Trainable AI (much like “trainable” collaborative industrial robots from Rethink Robotics), will be able to observe a physical class via machine vision and thereafter create a template or blueprint for the online equivalent of the course. This will speed online course creation and the ability for leading institutions to produce up-to-the-minute courseware.

In addition, AI-enabled course grading will be at highly advanced stage in 5 to 10 years where course administrators will be confident of the fairness and accuracy of automated free-text grading algorithms due to advances in machine learning, semantics and natural language processing. If they have questions about a student’s grade, they will be able to speak with the AI system, understand the rationale, and adjust as and where necessary.

Digital ecosystems and purpose-driven objectives

While the future of learning technology will be very different from today’s environment, I believe the brand and reputation of the institution delivering the courseware will be as important, if not more so, than it is today.

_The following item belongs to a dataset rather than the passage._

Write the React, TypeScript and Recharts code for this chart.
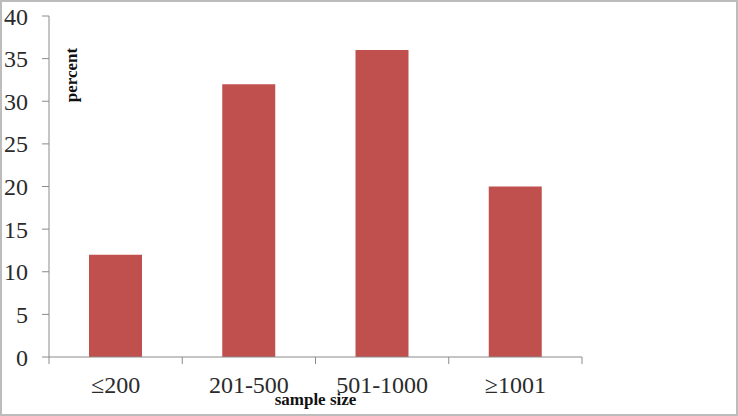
import { BarChart, Bar, XAxis, YAxis, Label } from 'recharts';

const categories = ['≤200', '201-500', '501-1000', '≥1001'];
const percentValues = [12, 32, 36, 20];
const yTicks = [0, 5, 10, 15, 20, 25, 30, 35, 40];

const data = categories.map((name, i) => ({ name, percent: percentValues[i] }));

const FONT = '"Liberation Serif", "Times New Roman", serif';
const AXIS_COLOR = '#8a8a8a';
const TEXT_COLOR = '#2b2b2b';

const CHART_W = 734;
const CHART_H = 412;
const MARGIN = { top: 14, right: 154, bottom: 17, left: 0 };
const Y_AXIS_W = 47;
const TICK_SIZE = 7;
const TICK_MARGIN = 12;
const BAND = (CHART_W - MARGIN.left - MARGIN.right - Y_AXIS_W) / categories.length;

// category label at band centre + tick marks at the band edges (Excel style)
function CategoryTick(props: any) {
  const { x, y, payload, index } = props;
  const axisY = y - TICK_SIZE - TICK_MARGIN;
  const left = x - BAND / 2;
  const right = x + BAND / 2;
  return (
    <g>
      <line x1={left} y1={axisY} x2={left} y2={axisY + TICK_SIZE} stroke={AXIS_COLOR} />
      {index === categories.length - 1 && (
        <line x1={right} y1={axisY} x2={right} y2={axisY + TICK_SIZE} stroke={AXIS_COLOR} />
      )}
      <text
        x={x}
        y={y}
        dy="0.71em"
        textAnchor="middle"
        fontFamily={FONT}
        fontSize={24}
        fill={TEXT_COLOR}
      >
        {payload.value}
      </text>
    </g>
  );
}

export default function App() {
  return (
    <div
      style={{
        position: 'absolute',
        left: 0,
        top: 0,
        width: 738,
        height: 416,
        boxSizing: 'border-box',
        border: '2px solid #bcbcbc',
        background: '#fff',
      }}
    >
      <BarChart width={CHART_W} height={CHART_H} data={data} margin={MARGIN}>
        <XAxis
          dataKey="name"
          height={40}
          axisLine={{ stroke: AXIS_COLOR }}
          tickLine={false}
          tickSize={TICK_SIZE}
          tickMargin={TICK_MARGIN}
          interval={0}
          tick={<CategoryTick />}
        >
          <Label
            content={({ viewBox }: any) => (
              <text
                x={viewBox.x + viewBox.width / 2}
                y={viewBox.y + 48}
                textAnchor="middle"
                fontFamily={FONT}
                fontWeight="bold"
                fontSize={17}
                fill="#111"
              >
                sample size
              </text>
            )}
          />
        </XAxis>
        <YAxis
          width={Y_AXIS_W}
          domain={[0, 40]}
          ticks={yTicks}
          interval={0}
          axisLine={{ stroke: AXIS_COLOR }}
          tickLine={{ stroke: AXIS_COLOR }}
          tickSize={TICK_SIZE}
          tickMargin={14}
          tick={{ fontFamily: FONT, fontSize: 24, fill: TEXT_COLOR }}
        >
          <Label
            content={({ viewBox }: any) => {
              const x = viewBox.x + viewBox.width + 28;
              const y = viewBox.y + 59;
              return (
                <text
                  x={x}
                  y={y}
                  transform={`rotate(-90, ${x}, ${y})`}
                  textAnchor="middle"
                  fontFamily={FONT}
                  fontWeight="bold"
                  fontSize={17}
                  fill="#111"
                >
                  percent
                </text>
              );
            }}
          />
        </YAxis>
        <Bar dataKey="percent" fill="#C0504D" barSize={53} isAnimationActive={false} />
      </BarChart>
    </div>
  );
}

Students will look for courseware that’s leading-edge in terms of its subject matter, digital delivery and support mechanisms (to give them the best in experience, price, selection and availability), but will also look at the pedigree of the institution, faculty and staff and what they — and their alumni — stand for in their community.

I believe the most successful institutions will be those that develop a robust and respected innovation ecosystem of educational, business and community partners, a world-class faculty and staff, and who achieve market success by offering a vast selection of digitally sophisticated courseware that keeps pace with a rapidly changing world.

Leading institutions will embrace both business-driven and purpose-driven objectives and constantly strive to improve the world around them. Digital strategy, innovation, emerging technologies (including 3D printing, AI, AR/VR, autonomous vehicles, blockchain and IoT), and collaborative ecosystems may be some of the tools and methods, but ultimately it will be the people involved — working toward a shared vision — who will make the difference.